President Xi Jinping interacts with residents of Siyi village in Xianning on Tuesday during an inspection tour to Central China's Hubei province. Xi inspected the cities of Xiaogan, Xianning and Wuhan in Hubei from Monday to Wednesday.XIE HUANCHI/XINHUA
President Xi Jinping has highlighted the pivotal role of Central China's Hubei province in the nation's modernization drive, calling for greater strides in sci-tech and industrial innovation, ecological conservation and deepening comprehensive reform and opening-up.
Speaking during a fact-finding trip to the province from Monday to Wednesday, Xi stressed the need for the region to forge ahead in the high-quality development of the Yangtze River Economic Belt, and to build itself into a strategic fulcrum for the rise of the central region at an early date.
The trip took Xi, who is also general secretary of the Communist Party of China Central Committee and chairman of the Central Military Commission, to the cities of Xiaogan, Xianning and Wuhan, the provincial capital.
Hubei, with a GDP of 5.58 trillion yuan ($777.46 billion) and a population of 58.38 million in 2023, is not just an economic powerhouse but also a region deeply integrated into China's broader economic architecture. It was Xi's second trip to the province in three years.
During the trip, the president toured a museum that exhibits ancient bamboo and wooden slips dating back to the Qin Dynasty (221-206 BC) and the Han Dynasty (206 BC-AD 220), and he called for unrelenting efforts in archaeological research and the protection of cultural relics.
In Jiayu county, he set foot in a field, surveying the growth of vegetables before shaking hands with a farmer. The development of modern agriculture and building a strong agricultural sector must be underpinned by sci-tech progress, Xi stressed.

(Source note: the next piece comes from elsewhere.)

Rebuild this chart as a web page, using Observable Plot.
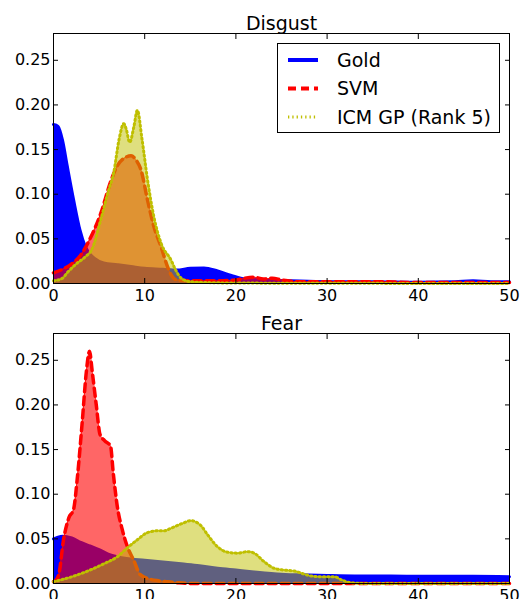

The president also visited a village to learn about efforts to ensure that grassroots officials can better perform their duties in serving the people, before sitting down with a family to learn about their jobs, family income, healthcare and pensions.
In Wuhan, Xi toured the Wuhan Institute of Industrial Innovation and Development, where he reiterated the need for greater self-reliance in science and technology and the development of new quality productive forces.
On Wednesday morning, he listened to work reports from provincial authorities and set out clear requirements for their future tasks.
Noting the province's sharp edge in talent and strong capacity in sci-tech innovation, Xi called for stronger steps in sci-tech and industrial innovation. The province must proactively integrate itself into national innovation chains, striving to build a nationally influential hub for tech innovation, and better harness its role as a source of sci-tech breakthroughs, he said.
He called for enhanced steps in pushing for breakthroughs in the research and development of key technologies, saying that a coordinated innovation mechanism among large, medium-sized and small enterprises must be established.
Hubei, located in the middle reaches of the Yangtze River, must give top priority to the restoration of the ecology and environment of China's longest river, Xi said, and must also stress the development of a secure and resilient modern water network and the unwavering enforcement of the river's 10-year fishing ban, enacted in 2021.
Xi said it is necessary for the province to forge ahead in deepening reform and expanding high-level opening-up, and he called for reforms in key sectors and critical areas, better integration into the unified national market, and the building of a more equitable and dynamic market environment.
It is important to give equal emphasis to domestic and global opening-up, make the province an inland engine for opening-up and advance regional cooperation, he added.
The president encouraged Hubei to play an active part in the high-quality building of the Belt and Road and make systematic efforts to bolster its role as a hub for opening-up.
Xi also stressed the significance of ratcheting up efforts in rural-urban integration and rural vitalization in the province, which boasts a rural population of 20.16 million and which had an urbanization rate of 65.47 percent last year.
It is imperative that the province advance the protection, preservation and development of its rich historical and cultural heritage, while strengthening research and promotion of the origins of the Yangtze River civilization, he added.
The president also extended a message calling for heightened and more concrete efforts in work on all fronts, especially the economy, with greater urgency to meet the nation's socioeconomic development goals this year.